Her second novel, based in fact, deals with a bout of ethnic cleansing in 1937, by the Dominican Republic of its itinerant Haitian labourers. It breaks down roughly into four sections: the lives of workers and bosses before the catastrophe, the massacre itself, the flight of a few survivors, and their attempts once back in their homeland to wrest some peace of mind from their suffering.

The narrator, a 23-year-old Haitian maid, Amabelle Desir, is unassuming almost to the point of having no character at all, which works well at the beginning. She's had to step in suddenly to help her master's wife and childhood friend Senora Valencia give birth. The labour is dangerous; as the twins, the boy a pale "cherimoya milk", the girl a mix of "tan Brazil nut and black salsify", are passed with joy between them, "`Do you think my daughter will always be the colour she is now?' Senora Valencia asked. `My poor love, what if she's mistaken for one of your people?'"

Danticat uses understatement to painful effect, first to present this amiable face of the coloniser and next to raise the question whether violence the only effective response.

The workers lack neither weapons nor motivation. Sugar cane cutting is known as bone farming because when the machete goes in the sound is like crunching chicken bones. Of all the local crops, cane takes the most toll on people who harvest it. The labourers, including Amabelle's lover Sebastien, have endured in the hope of a better future. Danticat builds up tension expertly; using a style that seems almost languorous to present the pain and stoicism of their world - a ritual bathing scene at daybreak is especially vivid - she adds layer on layer of wrongs until events bring Sebastien to a choice. One night, he can kill the man who through arrogant carelessness killed his friend, or he can stay with Amabelle in her room and invent happiness.

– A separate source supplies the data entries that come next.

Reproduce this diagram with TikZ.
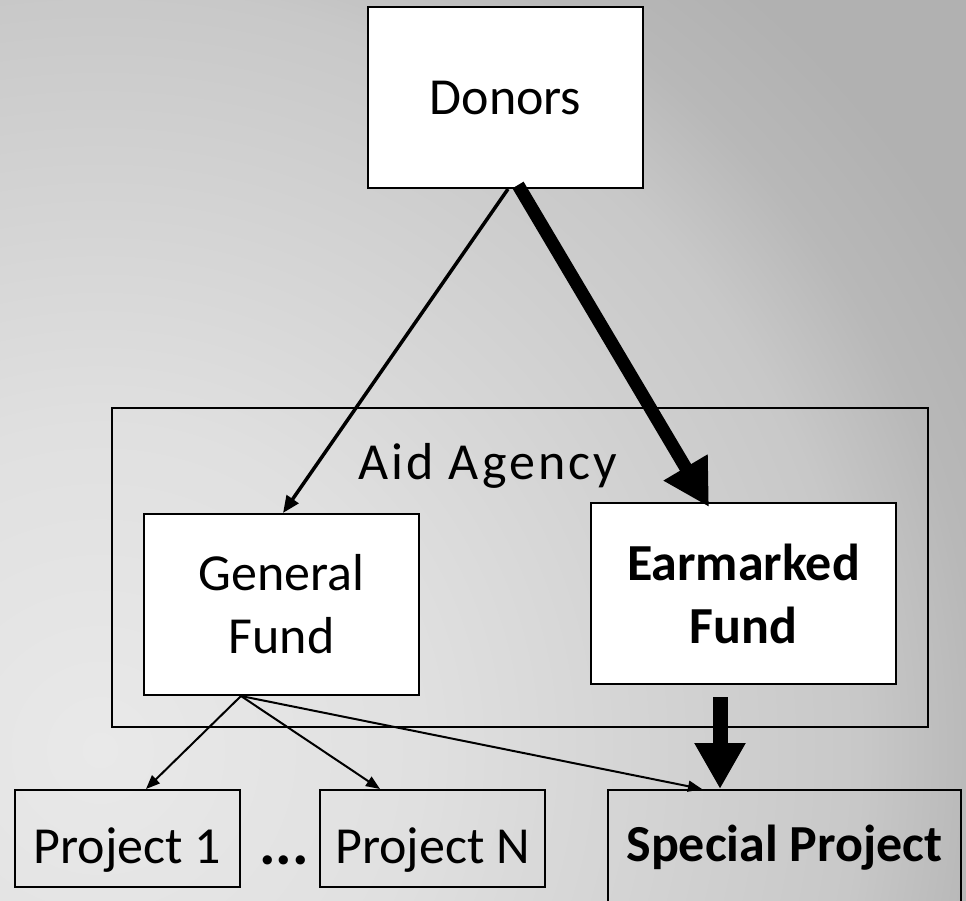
\documentclass[tikz,border=0pt]{standalone}
\usepackage{fontspec}
\setmainfont{Carlito}
\newfontfamily\spacedfont[LetterSpace=6]{Carlito}
\usetikzlibrary{arrows.meta,calc}
\definecolor{bgA}{HTML}{E9E9E9}
\definecolor{bgB}{HTML}{E0E0E0}
\definecolor{bgC}{HTML}{C8C8C8}
\definecolor{bgD}{HTML}{B8B8B8}
\definecolor{bgE}{HTML}{B1B1B1}
\pgfdeclareradialshading{bgshade}{\pgfpointorigin}{color(0bp)=(bgA); color(8bp)=(bgB); color(19bp)=(bgC); color(22bp)=(bgD); color(25bp)=(bgE); color(50bp)=(bgE)}
\begin{document}
\begin{tikzpicture}[x=1pt,y=-1pt,
  bigtext/.style={font=\fontsize{52}{63}\selectfont},
  boldtext/.style={font=\fontsize{52}{63}\selectfont\bfseries},
  framebox/.style={draw=black, line width=2pt, inner sep=0pt, align=center},
  whitebox/.style={framebox, fill=white},
  thinarrow/.style={line width=2pt, -{Triangle[length=14pt,width=11pt]}},
  midarrow/.style={line width=3.5pt, -{Triangle[length=17pt,width=14pt]}},
  fatarrow/.style={-{Triangle[length=46pt,width=48pt]}}
]
\useasboundingbox (0,0) rectangle (966,900);
\begin{scope}
  \clip (0,0) rectangle (966,900);
  \shade[shading=bgshade] (-900,-250) rectangle (1100,1750);
\end{scope}

% boxes
\node[whitebox, bigtext, minimum width=275pt, minimum height=181pt, text height=33pt, text depth=0pt] (donors) at (505.5,97.5) {Donors};
\node[framebox, minimum width=816pt, minimum height=319pt] (agency) at (520,567.5) {};
\node[bigtext, anchor=base, font=\fontsize{52}{63}\spacedfont] (agencylabel) at (488,479) {Aid Agency};
\node[whitebox, bigtext, minimum width=275pt, minimum height=181pt] (general) at (281.5,604.5) {General\\Fund};
\node[whitebox, boldtext, minimum width=305pt, minimum height=181pt] (earmarked) at (743.5,593.5) {Earmarked\\Fund};
\node[framebox, bigtext, minimum width=225pt, minimum height=97pt, text height=50pt, text depth=0pt] (project1) at (127.5,838.5) {Project 1};
\node[framebox, bigtext, minimum width=225pt, minimum height=97pt, text height=50pt, text depth=0pt] (projectN) at (432.5,838.5) {Project N};
\node[font=\fontsize{62}{70}\selectfont\bfseries, anchor=base] (dots) at (284,864) {...};
\node[framebox, boldtext, minimum width=353pt, minimum height=142pt, text height=20pt, text depth=20pt] (special) at (784.5,861) {Special Project};

% connectors
\draw[midarrow] ([xshift=2.5pt]donors.south) -- ([xshift=1.5pt]general.north);
\draw[fatarrow, line width=13pt] ([xshift=12.5pt,yshift=4pt]donors.south) -- ([xshift=-34.5pt,yshift=-5pt]earmarked.north);
\draw[thinarrow] ([xshift=-40.5pt]general.south) -- ([xshift=18.5pt]project1.north);
\draw[thinarrow] ([xshift=-40.5pt]general.south) -- ([xshift=-52.5pt]projectN.north);
\draw[thinarrow] ([xshift=-40.5pt]general.south) -- ([xshift=-82.5pt]special.north);
\coordinate (es) at ([xshift=-23.5pt,yshift=-12pt]earmarked.south);
\coordinate (st) at (es |- special.north);
\draw[fatarrow, line width=15pt] (es) -- (st);
\end{tikzpicture}
\end{document}
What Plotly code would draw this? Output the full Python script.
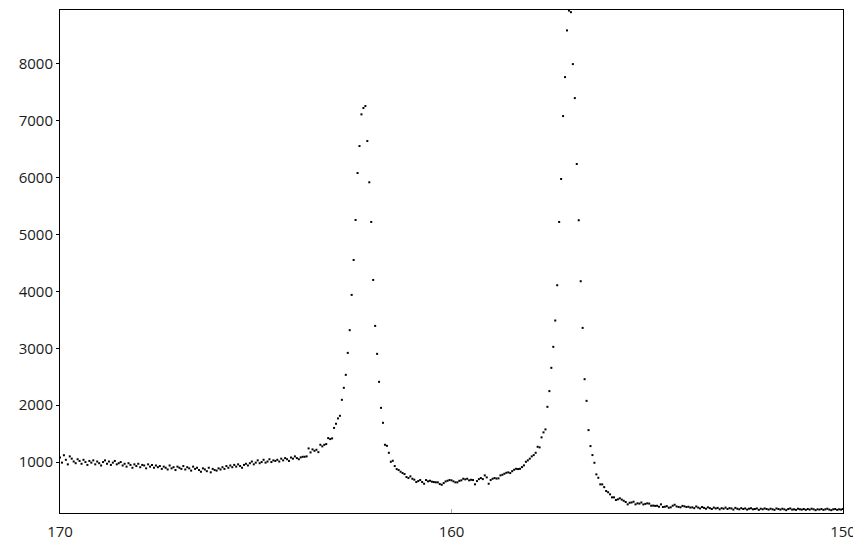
import plotly.graph_objects as go

# Chemical shift grid (ppm), reversed axis from 170 to 150
x_start = 170.0
x_step = 0.05

# Intensity values, in segments from left (170 ppm) to right (150 ppm)
baseline_left = [1080, 990, 1120, 1040, 960, 1100, 1060, 1010, 980, 1050, 1020,
                 970, 1040, 1000, 950, 1020, 990, 1030, 960, 1010, 980, 940, 1000, 1030, 970, 1010, 950, 990, 1020, 960, 980,
                 1000, 940, 970, 920, 980, 950, 900, 960, 930, 970, 910, 950, 940, 890, 960, 920, 950, 900, 940, 910,
                 930, 880, 920, 900, 870, 940, 890, 910, 860, 920, 900, 880, 930, 870, 910, 890, 850, 920, 880, 900,
                 860, 830, 890, 870, 840, 900, 820, 880, 860, 850, 890, 870, 910, 880, 930,
                 900, 940, 910, 950, 920, 960, 930, 900, 950, 970, 940, 980, 1010, 960, 990, 1030, 980, 1000, 1040, 990, 1010, 1050, 1000, 1030, 1020,
                 1040, 1010, 1060, 1030, 1070, 1050, 1020, 1080, 1060, 1100, 1070, 1050, 1083, 1093, 1093,
                 1100, 1240, 1170, 1223, 1198, 1216, 1175, 1304, 1276, 1304]
peak_one = [1316, 1421, 1404, 1416, 1600, 1673, 1767, 1813, 2094, 2305, 2533, 2919, 3318, 3938, 4552,
            5255, 6080, 6554, 7111, 7222, 7257, 6642, 5917, 5220, 4201, 3393, 2902, 2410, 1953, 1690,
            1304, 1286, 1163, 1005, 1023, 930, 877, 860]
valley = [830, 807, 789, 737, 719, 749, 707, 690, 649, 666,
          684, 649, 619, 684, 661, 672, 655, 649, 644, 644,
          614, 601, 631, 660, 672, 684, 679, 661, 644, 644,
          670, 679, 707, 696, 707, 679, 689, 684, 609, 666,
          700, 719, 701, 766, 731, 619, 684, 707, 719, 710,
          714, 766, 777, 795, 812, 819, 807, 840, 865, 882,
          877, 882, 912]
peak_two = [942, 1005, 1030, 1060, 1100, 1123, 1163, 1269, 1258, 1434, 1522, 1574, 1971, 2247, 2656,
            3025, 3488, 4108, 5220, 5975, 7081, 7766, 8586, 8935, 8907, 7994, 7397, 6238, 5250, 4178,
            3358, 2457, 2076, 1562, 1281, 1123, 988, 784, 724]
tail = [608, 608, 560, 491, 470, 433, 380, 380, 333, 345,
        363, 340, 320, 298, 257, 285, 290, 303, 257, 275,
        270, 290, 255, 265, 275, 270, 233, 235, 230, 232,
        215, 257, 210, 215, 225, 198, 205, 233, 250, 220,
        212, 205, 230, 222, 210, 215, 200]
baseline_right = [205, 190, 220, 200, 185, 210, 195, 180, 205, 190, 175, 200, 185, 195, 170, 190, 180, 200,
                  175, 190, 185, 165, 195, 180, 170, 190, 175, 185, 165, 180, 190, 170, 175, 185, 160, 180, 170, 185,
                  175, 165, 180, 170, 160, 185, 175, 165, 180, 170, 155, 175, 185, 165, 170, 160, 180, 170, 165, 175,
                  160, 175, 165, 180, 170, 155, 170, 165, 175, 160, 170, 180, 165, 155, 170, 175, 160, 170, 165, 175]

y = baseline_left + peak_one + valley + peak_two + tail + baseline_right
x = [x_start - x_step * i for i in range(len(y))]

x_ticks = [170, 160, 150]
y_ticks = [1000, 2000, 3000, 4000, 5000, 6000, 7000, 8000]

fig = go.Figure(go.Scatter(
    x=x, y=y, mode="markers",
    marker=dict(symbol="square", size=2, color="black", line=dict(width=0)),
    hoverinfo="skip", cliponaxis=False,
))

fig.update_layout(
    width=853, height=540,
    margin=dict(l=60, r=10, t=10, b=27, autoexpand=False),
    paper_bgcolor="white", plot_bgcolor="white",
    showlegend=False,
    font=dict(family="Open Sans, Noto Sans, sans-serif", size=15, color="#1a1a1a"),
)
fig.update_xaxes(
    range=[170, 150], tickvals=x_ticks, ticktext=[str(t) for t in x_ticks],
    showgrid=False, zeroline=False, showline=True, linecolor="black", linewidth=1, mirror=True,
    ticks="inside", ticklen=4, tickcolor="#aaaaaa", ticklabelstandoff=5, automargin=False,
    ticklabeloverflow="allow",
)
fig.update_yaxes(
    range=[105, 8945], tickvals=y_ticks, ticktext=[str(t) for t in y_ticks],
    showgrid=False, zeroline=False, showline=True, linecolor="black", linewidth=1, mirror=True,
    ticks="outside", ticklen=3, tickcolor="black", automargin=False,
)

fig.write_html("out.html", config={"displayModeBar": False, "staticPlot": True},
               post_script="document.body.style.margin='0';document.body.style.overflow='hidden';")
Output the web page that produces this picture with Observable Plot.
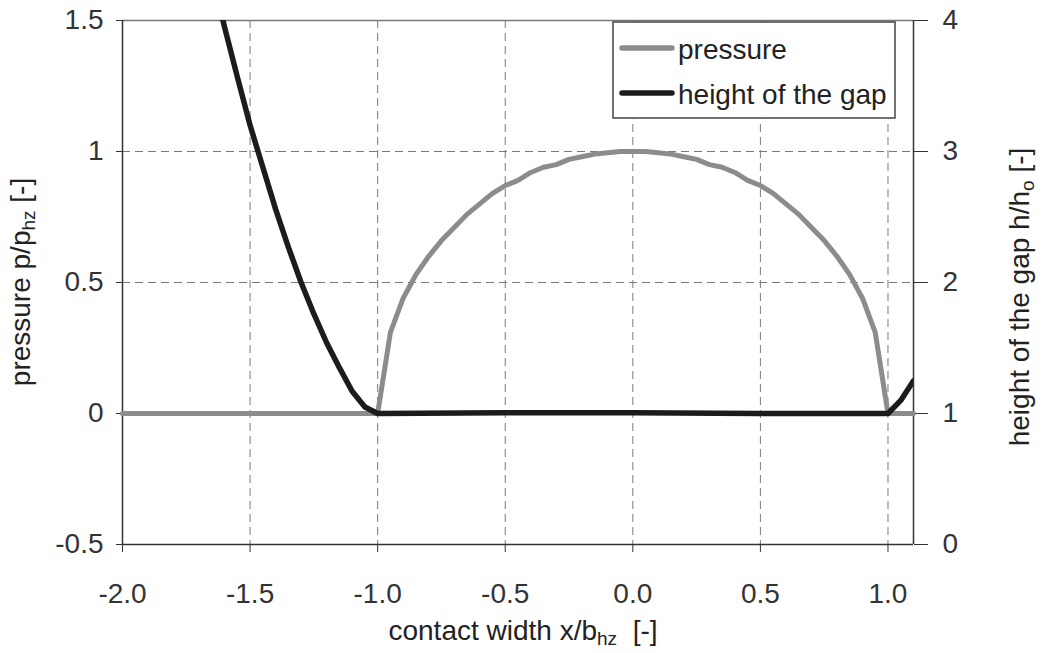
<!DOCTYPE html>
<html><head><meta charset="utf-8">
<script src="https://cdn.jsdelivr.net/npm/d3@7"></script>
<script src="https://cdn.jsdelivr.net/npm/@observablehq/plot@0.6"></script>
<style>
body{margin:0;background:#fff;}
#chart svg{display:block;}
</style></head><body><div id="chart"></div>
<script>
// ---- data ----
const xTicks = [-2.0, -1.5, -1.0, -0.5, 0.0, 0.5, 1.0];
const pTicks = [-0.5, 0, 0.5, 1, 1.5];
const hTicks = [0, 1, 2, 3, 4];
const seriesNames = ["pressure", "height of the gap"];

const pressureX = [-2.0, -1.0, -0.95, -0.9, -0.85, -0.8, -0.75, -0.7, -0.65, -0.6, -0.55, -0.5, -0.45, -0.4, -0.35, -0.3, -0.25, -0.2, -0.15, -0.1, -0.05, 0.0,
  0.05, 0.1, 0.15, 0.2, 0.25, 0.3, 0.35, 0.4, 0.45, 0.5, 0.55, 0.6, 0.65, 0.7, 0.75, 0.8, 0.85, 0.9, 0.95, 1.0, 1.1];
const pressureY = [0, 0, 0.31, 0.44, 0.53, 0.60, 0.66, 0.71, 0.76, 0.80, 0.84, 0.87, 0.89, 0.92, 0.94, 0.95, 0.97, 0.98, 0.99, 0.995, 1.0, 1.0,
  1.0, 0.995, 0.99, 0.98, 0.97, 0.95, 0.94, 0.92, 0.89, 0.87, 0.84, 0.80, 0.76, 0.71, 0.66, 0.60, 0.53, 0.44, 0.31, 0, 0];

const gapX = [-1.65, -1.6, -1.55, -1.5, -1.45, -1.4, -1.35, -1.3, -1.25, -1.2, -1.15, -1.1, -1.05, -1.0, -0.5, 0.0, 0.5, 1.0, 1.05, 1.1];
const gapH = [4.35, 3.95, 3.57, 3.20, 2.88, 2.56, 2.27, 2.00, 1.76, 1.54, 1.35, 1.17, 1.05, 1.0, 1.005, 1.005, 1.0, 1.0, 1.1, 1.25];

// ---- build tables ----
const pressure = pressureX.map((x, i) => ({x, p: pressureY[i]}));
const gap = gapX.map((x, i) => ({x, h: gapH[i]}));
// right axis (h) shares the left scale: h = 1 + 2p
const hToP = h => (h - 1) / 2;

const FONT = "'Liberation Sans', Arial, Helvetica, sans-serif";
const FS = 28;
const SUB = 19;
const gray = "#8c8c8c", dark = "#1c1c1c", axisCol = "#333";

const chart = Plot.plot({
  width: 1045, height: 653,
  marginLeft: 122, marginRight: 132, marginTop: 20, marginBottom: 109,
  style: {fontFamily: FONT, fontSize: FS + "px", color: axisCol, background: "#fff"},
  x: {domain: [-2.0, 1.1]},
  y: {domain: [-0.5, 1.5]},
  marks: [
    Plot.gridX(xTicks.slice(1), {stroke: "#7a7a7a", strokeOpacity: 1, strokeDasharray: "8,5", strokeWidth: 1}),
    Plot.gridY([0, 0.5, 1], {stroke: "#7a7a7a", strokeOpacity: 1, strokeDasharray: "8,5", strokeWidth: 1}),
    Plot.ruleY([1.5], {stroke: "#777", strokeWidth: 1.5}),
    Plot.ruleY([-0.5], {stroke: axisCol, strokeWidth: 1.5}),
    Plot.ruleX([-2.0], {stroke: axisCol, strokeWidth: 1.5}),
    Plot.ruleX([1.1], {stroke: axisCol, strokeWidth: 1.5}),
    Plot.axisX(xTicks, {tickSize: 8, tickPadding: 31, fontSize: FS, tickFormat: d => d.toFixed(1), label: null, stroke: axisCol}),
    Plot.axisY(pTicks, {anchor: "left", tickSize: 6, tickPadding: 13, fontSize: FS, tickFormat: d => String(d), label: null, stroke: axisCol}),
    Plot.axisY(hTicks.map(hToP), {anchor: "right", tickSize: 14, tickPadding: 15, fontSize: FS, tickFormat: d => String(Math.round(d * 2 + 1)), label: null, stroke: axisCol}),
    Plot.line(pressure, {x: "x", y: "p", stroke: gray, strokeWidth: 5, strokeLinejoin: "round"}),
    Plot.line(gap, {x: "x", y: d => hToP(d.h), stroke: dark, strokeWidth: 5.5, strokeLinejoin: "round", clip: true})
  ]
});

document.getElementById("chart").appendChild(chart);
const svg = d3.select(chart);

// ---- axis titles with subscripts ----
function title(g, main, sub, tail) {
  const t = g.append("text").attr("font-family", FONT).attr("font-size", FS).attr("fill", "#222").attr("text-anchor", "middle");
  t.append("tspan").text(main);
  t.append("tspan").attr("font-size", SUB).attr("dy", 5).text(sub);
  t.append("tspan").attr("dy", -5).text(tail);
  return t;
}
title(svg.append("g").attr("transform", "translate(523,640)"), "contact width x/b", "hz", "\u00a0 [-]");
title(svg.append("g").attr("transform", "translate(30,282) rotate(-90)"), "pressure p/p", "hz", " [-]");
title(svg.append("g").attr("transform", "translate(1029,297) rotate(-90)"), "height of the gap h/h", "o", " [-]");

// ---- legend ----
const lg = svg.append("g");
lg.append("rect").attr("x", 613).attr("y", 22).attr("width", 282).attr("height", 96)
  .attr("fill", "#fff").attr("stroke", "#444").attr("stroke-width", 1.5);
const legendColors = [gray, dark];
seriesNames.forEach((name, i) => {
  const yy = 48 + i * 45;
  lg.append("line").attr("x1", 622).attr("x2", 672).attr("y1", yy).attr("y2", yy)
    .attr("stroke", legendColors[i]).attr("stroke-width", 5.5).attr("stroke-linecap", "round");
  lg.append("text").attr("x", 678).attr("y", yy + 11).attr("font-family", FONT).attr("font-size", FS)
    .attr("text-anchor", "start").attr("fill", "#222").text(name);
});
</script>
</body></html>
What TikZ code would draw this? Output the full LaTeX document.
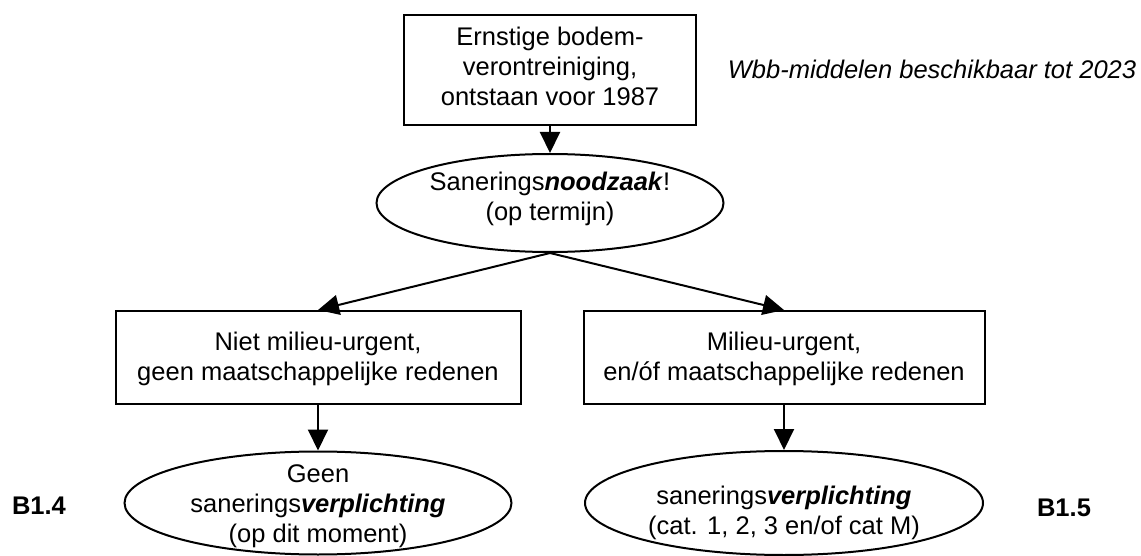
\documentclass[tikz,border=0pt]{standalone}
\usepackage{fontspec}
\setmainfont{Liberation Sans}
\usetikzlibrary{arrows.meta,shapes.geometric}
\begin{document}
\begin{tikzpicture}[x=1pt,y=-1pt,
  box/.style={draw, line width=2pt, rectangle, inner sep=0pt},
  ell/.style={draw, line width=2pt, ellipse, inner sep=0pt},
  txt/.style={align=center, font=\fontsize{25.5}{30}\selectfont, inner sep=0pt},
  arr/.style={line width=2pt, -{Triangle[length=21pt,width=20pt]}}]
\useasboundingbox (0,0) rectangle (1141,556);
% shapes
\node[box, minimum width=292pt, minimum height=110pt] (b1) at (550,70) {};
\node[ell, minimum width=347pt, minimum height=98pt] (e1) at (550,203) {};
\node[box, minimum width=405pt, minimum height=93pt] (b2) at (318,357.5) {};
\node[box, minimum width=401pt, minimum height=93pt] (b3) at (784,357.5) {};
\node[ell, minimum width=387pt, minimum height=103pt] (e2) at (318,503) {};
\node[ell, minimum width=398pt, minimum height=104pt] (e3) at (784,503) {};
% texts
\node[txt] (t1) at (550,66) {Ernstige bodem-\\verontreiniging,\\ontstaan voor 1987};
\node[txt] (t2) at (550,199) {Sanerings\textbf{\textit{noodzaak}}!\\(op termijn)};
\node[txt] (t3) at (318,359) {Niet milieu-urgent,\\geen maatschappelijke redenen};
\node[txt] (t4) at (784,359) {Milieu-urgent,\\en/óf maatschappelijke redenen};
\node[txt] (t5) at (318,506) {Geen\\sanerings\textbf{\textit{verplichting}}\\(op dit moment)};
\node[txt] (t6) at (784,513) {sanerings\textbf{\textit{verplichting}}\\(cat. 1, 2, 3 en/of cat M)};
\node[txt, anchor=base, font=\fontsize{25.5}{30}\selectfont\itshape] (note) at (932,79) {Wbb-middelen beschikbaar tot 2023};
\node[txt, font=\fontsize{25.5}{30}\selectfont\bfseries] (l14) at (39,506) {B1.4};
\node[txt, font=\fontsize{25.5}{30}\selectfont\bfseries] (l15) at (1064,508) {B1.5};
% connectors
\draw[arr] (b1.south) -- (e1.north);
\draw[arr] (e1.south) -- (b2.north);
\draw[arr] (e1.south) -- (b3.north);
\draw[arr] (b2.south) -- (e2.north);
\draw[arr] (b3.south) -- (e3.north);
\end{tikzpicture}
\end{document}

This first, longest section is by far the best, and that's a pity in terms of the novel's larger aims. Danticat has embraced the conviction of Haitian novelist Jacques Stephen Alexis that through the use of "the marvellous" - myth and the imagination - it's possible to break free of the prison of history. Some of the most potent passages are those in which the oppressed are closely, even gladly tied to their oppressors. The writing flags while they are escaping and doesn't wholly recover when the refugees are safe.

That the perpetrators of the massacre are hazy is clearly intentional. Danticat plans to shift the focus to the possibility of redemption through Sebastien. But he is missing, possibly dead. It is Amabelle, so stick- thin she disappears at times from her own narrative, who must take us through the Haitians' flight from the Dominican Republic. Danticat is particularly strong on the guilt of survival. Sebastien comes to represent a counter-culture of the imagination. Amabelle is physically broken, but she can continue to dream. Danticat ensures that at least some of those whose names aren't in the history books don't "vanish like smoke in the early morning air".